• [SUPPLIED DATA]
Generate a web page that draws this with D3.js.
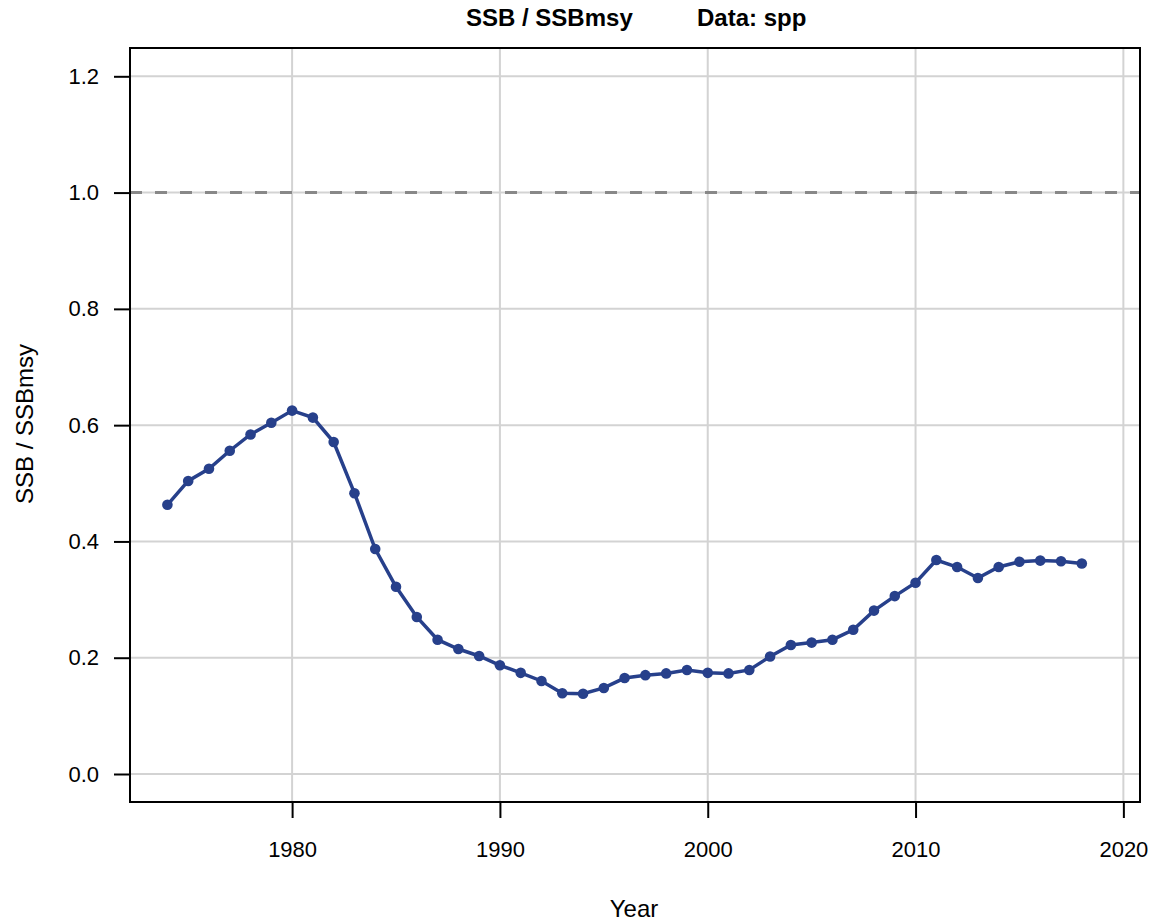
<!DOCTYPE html>
<html><head><meta charset="utf-8">
<script src="https://cdn.jsdelivr.net/npm/d3@7"></script>
<style>body{margin:0;background:#fff}svg{display:block;font-family:"Liberation Sans",Arial,sans-serif}</style>
</head><body><svg id="c" width="1153" height="922"></svg>
<script>
const years = d3.range(1974, 2019);
const ratio = [0.463,0.504,0.525,0.556,0.584,0.604,0.625,0.613,0.571,0.483,0.387,0.322,0.270,0.231,0.215,0.203,0.187,0.174,0.160,0.139,0.138,0.148,0.165,0.170,0.173,0.179,0.174,0.173,0.179,0.202,0.222,0.226,0.231,0.248,0.281,0.306,0.329,0.368,0.356,0.337,0.356,0.365,0.367,0.366,0.362];
const xTicks = [1980,1990,2000,2010,2020];
const yTicks = [0.0,0.2,0.4,0.6,0.8,1.0,1.2];
const refLine = 1.0;
const titleParts = ["SSB / SSBmsy", "Data: spp"];

const svg = d3.select("#c");
const L=130,R=1140,T=48,B=802;
const x = d3.scaleLinear().domain([1972.2,2020.8]).range([L,R]);
const y = d3.scaleLinear().domain([0,1.2]).range([774,76.3]);

const g = svg.append("g");
// grid
g.selectAll(".gx").data(xTicks).enter().append("line")
 .attr("x1",d=>x(d)).attr("x2",d=>x(d)).attr("y1",T).attr("y2",B)
 .attr("stroke","#d3d3d3").attr("stroke-width",2);
g.selectAll(".gy").data(yTicks).enter().append("line")
 .attr("x1",L).attr("x2",R).attr("y1",d=>y(d)).attr("y2",d=>y(d))
 .attr("stroke","#d3d3d3").attr("stroke-width",2);
// ref line
g.append("line").attr("x1",L).attr("x2",R).attr("y1",y(refLine)).attr("y2",y(refLine))
 .attr("stroke","#888888").attr("stroke-width",3).attr("stroke-dasharray","12,13");
// frame
g.append("rect").attr("x",L).attr("y",T).attr("width",R-L).attr("height",B-T)
 .attr("fill","none").attr("stroke","#000").attr("stroke-width",2);
// axes
const xa = svg.append("g").attr("transform",`translate(0,${B})`)
 .call(d3.axisBottom(x).tickValues(xTicks).tickFormat(d3.format("d")).tickSize(16).tickPadding(23));
xa.select(".domain").remove();
xa.selectAll("line").attr("stroke-width",2);
xa.selectAll("text").attr("font-size",22).attr("fill","#000");
const ya = svg.append("g").attr("transform",`translate(${L},0)`)
 .call(d3.axisLeft(y).tickValues(yTicks).tickFormat(d3.format(".1f")).tickSize(16).tickPadding(15));
ya.select(".domain").remove();
ya.selectAll("line").attr("stroke-width",2);
ya.selectAll("text").attr("font-size",22).attr("fill","#000");
// line
const data = years.map((yr,i)=>({yr,v:ratio[i]}));
svg.append("path").datum(data).attr("fill","none").attr("stroke","#27408B").attr("stroke-width",3.5)
 .attr("d",d3.line().x(d=>x(d.yr)).y(d=>y(d.v)));
svg.selectAll(".pt").data(data).enter().append("circle")
 .attr("cx",d=>x(d.yr)).attr("cy",d=>y(d.v)).attr("r",5.3).attr("fill","#27408B");
// labels
svg.append("text").attr("x",466).attr("y",26).attr("font-size",24).attr("font-weight","bold").text(titleParts[0]);
svg.append("text").attr("x",697).attr("y",26).attr("font-size",24).attr("font-weight","bold").text(titleParts[1]);
svg.append("text").attr("x",634).attr("y",917).attr("text-anchor","middle").attr("font-size",24).text("Year");
svg.append("text").attr("transform","translate(33,424) rotate(-90)").attr("text-anchor","middle").attr("font-size",24).text("SSB / SSBmsy");
</script></body></html>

• [PROMPT] Set the lines above down again, word for word, from the first through the one containing "const y = d3.scaleLinear().domain([0,1.2]).range([774,76.3]);"; pictures excluded.

• [ANSWER TO THE EXERCISE]
Generate a web page that draws this with D3.js.
<!DOCTYPE html>
<html><head><meta charset="utf-8">
<script src="https://cdn.jsdelivr.net/npm/d3@7"></script>
<style>body{margin:0;background:#fff}svg{display:block;font-family:"Liberation Sans",Arial,sans-serif}</style>
</head><body><svg id="c" width="1153" height="922"></svg>
<script>
const years = d3.range(1974, 2019);
const ratio = [0.463,0.504,0.525,0.556,0.584,0.604,0.625,0.613,0.571,0.483,0.387,0.322,0.270,0.231,0.215,0.203,0.187,0.174,0.160,0.139,0.138,0.148,0.165,0.170,0.173,0.179,0.174,0.173,0.179,0.202,0.222,0.226,0.231,0.248,0.281,0.306,0.329,0.368,0.356,0.337,0.356,0.365,0.367,0.366,0.362];
const xTicks = [1980,1990,2000,2010,2020];
const yTicks = [0.0,0.2,0.4,0.6,0.8,1.0,1.2];
const refLine = 1.0;
const titleParts = ["SSB / SSBmsy", "Data: spp"];

const svg = d3.select("#c");
const L=130,R=1140,T=48,B=802;
const x = d3.scaleLinear().domain([1972.2,2020.8]).range([L,R]);
const y = d3.scaleLinear().domain([0,1.2]).range([774,76.3]);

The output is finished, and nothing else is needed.